Elizabeth Orr: Spirits in Rotations
Oct 31 - Dec 5, 2020
1819 3rd Ave
Truth to material is a modernist cliché. As it goes, each substance has a set of innate properties to be celebrated; transforming or obscuring them is a sin. Glass is transparency, wood is nature, steel is triumph, etc. Elizabeth Orr softly refutes this dictum, suggesting that truth lies not in a material’s depth, but somewhere between the interplay of its surfaces. Her glass is tinted, her wood stained, her aluminum roughly hewn into notched forms. The basic unit of Spirits in Rotations is a wall-bound sculpture comprised of seemingly mass-produced, fetishized hardware. The permutation, however, is beholden to some unavailable logic, as if a CNC machine erred wonderfully—slats are arrayed across irregular forms, tinted glass panels are fastened at odd angles, aluminum is scoured in an unpredictable pattern. Offsetting the drab tones of globalized minimalism are pops of color where wood has been dyed with natural juices, a nod to an adhocist ethos, or perhaps a latent critique of pandemic-age faux homesteading.
In a room full of glass, the mind turns easily to the slick curves and electric glow of the gadgets that fill our world. Yet Orr’s surfaces recall a time when glass was decidedly less prosaic, when it reshaped the urban landscape, revealing that which was, until the 1920’s, transpiring behind a brick wall. It is this confluence of public and private space that we now navigate daily, as we interact with the world through hastily arranged plexiglass barriers. Much like James Stewart in Rear Window, we are all viewers with impunity, gathering clues from a point of remove, even as we must turn up the volume on our mask-laden gesticulations.

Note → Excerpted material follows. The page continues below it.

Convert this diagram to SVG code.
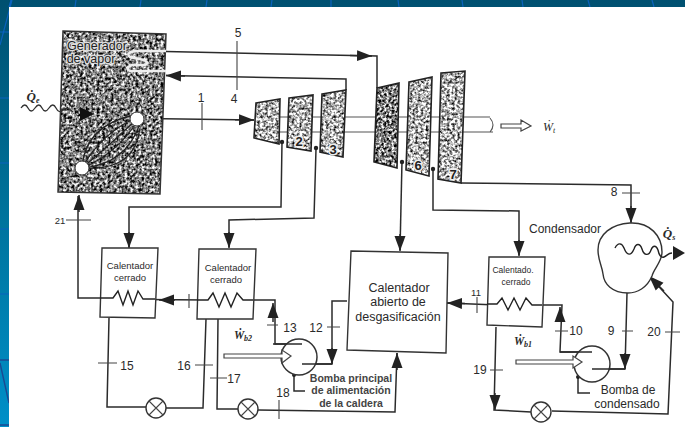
<svg xmlns="http://www.w3.org/2000/svg" width="685" height="427" viewBox="0 0 685 427">
<style>
text{font-family:"Liberation Sans",Arial,sans-serif;fill:#2a2a2a;text-anchor:middle}
.l{fill:none;stroke:#2b2b2b;stroke-width:1.5}
.t{fill:none;stroke:#444;stroke-width:1.1}
.a{fill:none;stroke:#2b2b2b;stroke-width:1.5;marker-end:url(#ah)}
.n{font-size:12px}
.h{font-size:13px;font-weight:bold;fill:#222;stroke:#eee;stroke-width:3;paint-order:stroke}
.s{font-size:9.5px}
.b{font-size:10.5px;font-weight:bold;fill:#444}
.box{fill:#fff;stroke:#333;stroke-width:1.4}
.tb{stroke:#222;stroke-width:1.6;fill:none}
.hol{fill:#fff;stroke:#444;stroke-width:1.2}
.g{fill:none;stroke:#222;stroke-width:1.3}
.d{fill:#222}
.m{font-family:"Liberation Serif",serif;font-style:italic}
</style>
<defs>
<linearGradient id="bg" x1="0" y1="0" x2="0" y2="1"><stop offset="0" stop-color="#005070"/><stop offset="0.5" stop-color="#00739c"/><stop offset="1" stop-color="#008fc8"/></linearGradient>
<marker id="ah" markerUnits="userSpaceOnUse" markerWidth="16" markerHeight="12" refX="15" refY="6" orient="auto"><path d="M0 0.5L15 6L0 11.5z" fill="#222"/></marker>
<filter id="dark" x="0" y="0" width="1" height="1" color-interpolation-filters="sRGB"><feTurbulence type="fractalNoise" baseFrequency="0.36" numOctaves="2" seed="4"/><feColorMatrix type="matrix" values="2.200 0 0 0 -0.6 2.200 0 0 0 -0.6 2.200 0 0 0 -0.6 0 0 0 0 1"/><feGaussianBlur stdDeviation="0.6"/><feComposite in2="SourceAlpha" operator="in"/></filter>
<filter id="mid" x="0" y="0" width="1" height="1" color-interpolation-filters="sRGB"><feTurbulence type="fractalNoise" baseFrequency="0.38" numOctaves="2" seed="9"/><feColorMatrix type="matrix" values="2.400 0 0 0 -0.7 2.400 0 0 0 -0.7 2.400 0 0 0 -0.7 0 0 0 0 1"/><feGaussianBlur stdDeviation="0.5"/><feComposite in2="SourceAlpha" operator="in"/></filter>
<filter id="lite" x="0" y="0" width="1" height="1" color-interpolation-filters="sRGB"><feTurbulence type="fractalNoise" baseFrequency="0.38" numOctaves="2" seed="15"/><feColorMatrix type="matrix" values="2.200 0 0 0 -0.4 2.200 0 0 0 -0.4 2.200 0 0 0 -0.4 0 0 0 0 1"/><feGaussianBlur stdDeviation="0.5"/><feComposite in2="SourceAlpha" operator="in"/></filter>
</defs>

<g id="background">
<rect width="685" height="427" fill="url(#bg)"/>
<path d="M11 0L9 7M76 0L75 7M141 0L140 7M207 0L206 7M272 0L271 7M331 0V7M398 0L399 7M462 0L463 7M522 0L523 7M588 0L590 7M652 0L654 7M12 0L0 45M0 32H9M0 98H9M0 163H9M0 229H9M0 294H9" stroke="#0a62bd" stroke-width="1.200" fill="none"/>
<path d="M0 360H9M0 425H9M0 363L9 403" stroke="#1b4a92" stroke-width="1.400" fill="none"/>
<rect x="9" y="7" width="676" height="420" fill="#fff"/>
</g>

<g id="connectors">
<path class="l" d="M166 51.500L377 56V88"/>
<path class="a" d="M350 55.500L372 56"/>
<path class="l" d="M346 90V79L166 75.500"/>
<path class="a" d="M185 76L166 75.500"/>
<path class="l" d="M146 118.500L254 120"/>
<path class="a" d="M235 119.700L254 120"/>
<path class="l" d="M282 142L281 207H129V247"/>
<path class="a" d="M129 232V248"/>
<path class="l" d="M316 149L314 218L229 220V247"/>
<path class="a" d="M229 232V248"/>
<path class="l" d="M402 161L400 250"/>
<path class="a" d="M400 234V251"/>
<path class="l" d="M433 169V210L519 211V255"/>
<path class="a" d="M519 240V256"/>
<path class="l" d="M461 183L631 185V222"/>
<path class="a" d="M631 206V223"/>
<path class="l" d="M78 196V298H113"/>
<path class="a" d="M79 212L79 195"/>
<path class="l" d="M145 299.500L207 300"/>
<path class="a" d="M175 300H159"/>
<path class="l" d="M245 300H275V344H302"/>
<path class="a" d="M273 322V303"/>
<path class="l" d="M347 301H332V364H302"/>
<path class="a" d="M332 348V364"/>
<path class="l" d="M109 318L107 407H146M166 408H203L206 319"/>
<path class="l" d="M218 319L217 409H238M258 410L395 412L397 353"/>
<path class="a" d="M397 370V353"/>
<path class="l" d="M447 303L497 305M532 305H562L560 352H592"/>
<path class="a" d="M465 303.500L447 303"/>
<path class="a" d="M560 322V307"/>
<path class="l" d="M592 369H625L627 293"/>
<path class="a" d="M625 353V369"/>
<path class="l" d="M552 411L668 414L673 302L650 277"/>
<path class="a" d="M664 291L649 276"/>
<path class="l" d="M496 327L494 410L531 412"/>
<path class="a" d="M495 393V410"/>
<path class="l" d="M294 375V391H305M578 377V393H590"/>
<path class="t" d="M202 103V130M237 41V90M622 193H640M98 363H117M195 365H213M210 378H227M279 400V419M267 325H278M327 327H340M189 294V308M477 297V313M555 331H568M622 331H633M665 332H680M490 370H503M66 220H91"/>
<circle class="d" cx="282" cy="142" r="2.200"/><circle class="d" cx="316" cy="148" r="2.200"/><circle class="d" cx="402" cy="162" r="2.200"/><circle class="d" cx="433" cy="169" r="2.200"/><circle class="d" cx="294" cy="375" r="2"/><circle class="d" cx="578" cy="377" r="2"/>
</g>

<g id="steam-generator">
<path d="M63 31L166 34L160 194L58 192z" fill="#000" filter="url(#dark)"/>
<path d="M63 31L166 34L160 194L58 192z" fill="none" stroke="#333" stroke-width="1.500"/>
<path d="M166 51H135Q125 53 130 57L144 60Q150 63 144 65H132Q124 68 130 71H166" fill="none" stroke="#eee" stroke-width="2.500"/>
<path class="g" d="M82 168Q85 125 135 115M82 168Q100 135 135 118M82 168Q110 145 136 120M82 168Q115 155 137 122M82 168Q125 165 140 124M82 168Q135 172 140 128"/>
<text x="97" y="50" style="font-size:12.500px;fill:#222;stroke:#ddd;stroke-width:2.500;paint-order:stroke">Generador</text>
<text x="91" y="63" style="font-size:12.500px;fill:#222;stroke:#ddd;stroke-width:2.500;paint-order:stroke">de vapor</text>
<circle cx="137" cy="119" r="7" fill="#fff" stroke="#333"/>
<circle cx="82" cy="168" r="7" fill="#fff" stroke="#333"/>
<path d="M80 107L94 114L80 121z" fill="#111"/>
</g>

<g id="heat-input">
<path d="M21 108q4 -6 7 0t7 0t7 0t7 0t7 0t7 2t10 2" fill="none" stroke="#333" stroke-width="1.300"/>
<text x="33" y="101" class="m" style="font-size:13px;font-weight:bold">Q̇<tspan font-size="8" dy="2">e</tspan></text>
</g>

<g id="turbines">
<path d="M280 117H490M280 132H493M490 118Q496 125 490 132" fill="none" stroke="#555" stroke-width="1.100"/>
<g id="turbine-1"><path d="M256 103L280 99L279 144L254 138z" fill="#000" filter="url(#lite)"/><path class="tb" d="M256 103L280 99L279 144L254 138z"/></g>
<g id="turbine-2"><path d="M289 98L313 95L311 151L287 147z" fill="#000" filter="url(#lite)"/><path class="tb" d="M289 98L313 95L311 151L287 147z"/><text x="299" y="146" class="h">2</text></g>
<g id="turbine-3"><path d="M322 94L346 90L343 157L320 152z" fill="#000" filter="url(#lite)"/><path class="tb" d="M322 94L346 90L343 157L320 152z"/><text x="333" y="154" class="h">3</text></g>
<g id="turbine-4"><path d="M377 88L399 83L397 168L374 162z" fill="#000" filter="url(#mid)"/><path class="tb" d="M377 88L399 83L397 168L374 162z"/></g>
<g id="turbine-5"><path d="M409 82L432 77L429 176L406 170z" fill="#000" filter="url(#lite)"/><path class="tb" d="M409 82L432 77L429 176L406 170z"/><text x="418" y="170" class="h">6</text></g>
<g id="turbine-6"><path d="M441 73L465 71L461 183L438 179z" fill="#000" filter="url(#lite)"/><path class="tb" d="M441 73L465 71L461 183L438 179z"/><text x="453" y="179" class="h">7</text></g>
<path class="hol" d="M501 124H521V120L531 126L521 131V128H501z"/>
<text x="549" y="131" class="m" style="font-size:12px">Ẇ<tspan font-size="8" dy="2">t</tspan></text>
</g>

<g id="heater-closed-1">
<path class="box" d="M102 248H158L155 318L100 317z"/>
<text x="130" y="269" class="s">Calentador</text><text x="130" y="281" class="s">cerrado</text>
<path class="g" style="stroke-width:1.400" d="M100 298H113L118 291L123 305L128 291L133 305L138 291L143 299H155"/>
</g>
<g id="heater-closed-2">
<path class="box" d="M199 249H256L253 319L197 319z"/>
<text x="228" y="271" class="s">Calentador</text><text x="226" y="283" class="s">cerrado</text>
<path class="g" style="stroke-width:1.400" d="M197 300H208L213 293L219 307L225 293L231 307L237 293L243 300H253"/>
</g>
<g id="heater-closed-3">
<path class="box" d="M489 257H545L542 327L487 325z"/>
<text x="513" y="273" style="font-size:8.500px">Calentado.</text><text x="516" y="285" style="font-size:8.500px">cerrado</text>
<path class="g" style="stroke-width:1.400" d="M487 304H497L502 298L508 310L514 298L520 310L526 298L532 305H542"/>
</g>
<g id="heater-open">
<path class="box" d="M351 251L448 253L446 353L347 350z"/>
<text x="399" y="292" style="font-size:12.500px">Calentador</text>
<text x="398" y="306" style="font-size:12.500px">abierto de</text>
<text x="398" y="321" style="font-size:12.500px">desgasificación</text>
</g>

<g id="condenser">
<path class="box" d="M630 223C650 222 662 236 662 252C662 262 654 268 652 276C647 288 637 293 628 293C612 293 604 284 603 274C602 266 598 260 598 250C598 234 612 224 630 223z"/>
<path class="g" style="stroke-width:1.400" d="M615 248C618 242 622 243 624 248C627 256 631 256 634 249C636 243 640 243 642 249C644 256 649 256 651 250C653 245 656 245 658 250C659 255 661 258 664 257C667 256 668 253 672 253"/>
<path d="M673 246L685 253L673 260z" fill="#222"/>
<text x="565" y="233" class="n">Condensador</text>
<text x="669" y="238" class="m" style="font-size:13px;font-weight:bold">Q̇<tspan font-size="8" dy="2">s</tspan></text>
</g>

<g id="pump-main">
<circle cx="299" cy="357" r="18" fill="#fff" stroke="#333" stroke-width="1.500"/>
<path class="l" d="M273 344H302M302 364H332"/>
<path class="hol" d="M224 354H282V350L291 356L282 363V358H224z"/>
<text x="243" y="339" class="m" style="font-size:11.500px;font-weight:bold">Ẇ<tspan font-size="8" dy="2">b2</tspan></text>
</g>
<g id="pump-condensate">
<circle cx="592" cy="364" r="18" fill="#fff" stroke="#333" stroke-width="1.500"/>
<path class="l" d="M560 352H592M592 369H625"/>
<path class="hol" d="M516 360H573V356L582 362L573 368V364H516z"/>
<text x="523" y="345" class="m" style="font-size:11.500px;font-weight:bold">Ẇ<tspan font-size="8" dy="2">b1</tspan></text>
</g>

<g id="valve-1"><circle cx="156" cy="408" r="10" fill="#fff" stroke="#333" stroke-width="1.400"/><path class="t" d="M149 401L163 415M163 401L149 415"/></g>
<g id="valve-2"><circle cx="248" cy="409" r="10" fill="#fff" stroke="#333" stroke-width="1.400"/><path class="t" d="M241 402L255 416M255 402L241 416"/></g>
<g id="valve-3"><circle cx="541" cy="412" r="10" fill="#fff" stroke="#333" stroke-width="1.400"/><path class="t" d="M534 405L548 419M548 405L534 419"/></g>

<g id="labels">
<text x="238" y="37" class="n">5</text><text x="234" y="103" class="n">4</text><text x="201" y="102" class="n">1</text>
<text x="614" y="196" class="n">8</text><text x="60" y="224" class="s">21</text>
<text x="127" y="370" class="n">15</text><text x="184" y="370" class="n">16</text><text x="234" y="383" class="n">17</text><text x="283" y="397" class="n">18</text>
<text x="290" y="332" class="n">13</text><text x="316" y="332" class="n">12</text><text x="476" y="296" class="s">11</text>
<text x="576" y="335" class="n">10</text><text x="611" y="335" class="n">9</text><text x="654" y="336" class="n">20</text><text x="480" y="374" class="n">19</text>
<text x="351" y="382" class="b">Bomba principal</text><text x="351" y="394" class="b">de alimentación</text><text x="351" y="407" class="b">de la caldera</text>
<text x="628" y="394" class="n">Bomba de</text><text x="627" y="408" class="n">condensado</text>
</g>
</svg>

In this context, Elizabeth Orr liberates glass from its pragmatic function. Rather than looking through, we look at. This glass doesn’t propose a detached mystery, nor does it demand a caricatured display of emotional articulation. Its true meaning lies not in its depths, but rather, in its sandwiching of aspected layers. This is work that points directly at the geopolitical facticity of its making, and so it is unsurprising that Orr herself considers automation, environmental collapse, and population growth as the harbingers of a new perceptual mode. Something nebulous yet all-pervasive is “turning to mesmerizing, turning predictable, familiar, turning stuck.” In the quiet permanence of these surfaces, there is no honesty or dishonesty, just material life. Spirits in Rotations is a burlesque frozen in time—a world without tension, without mediation, without the big reveal.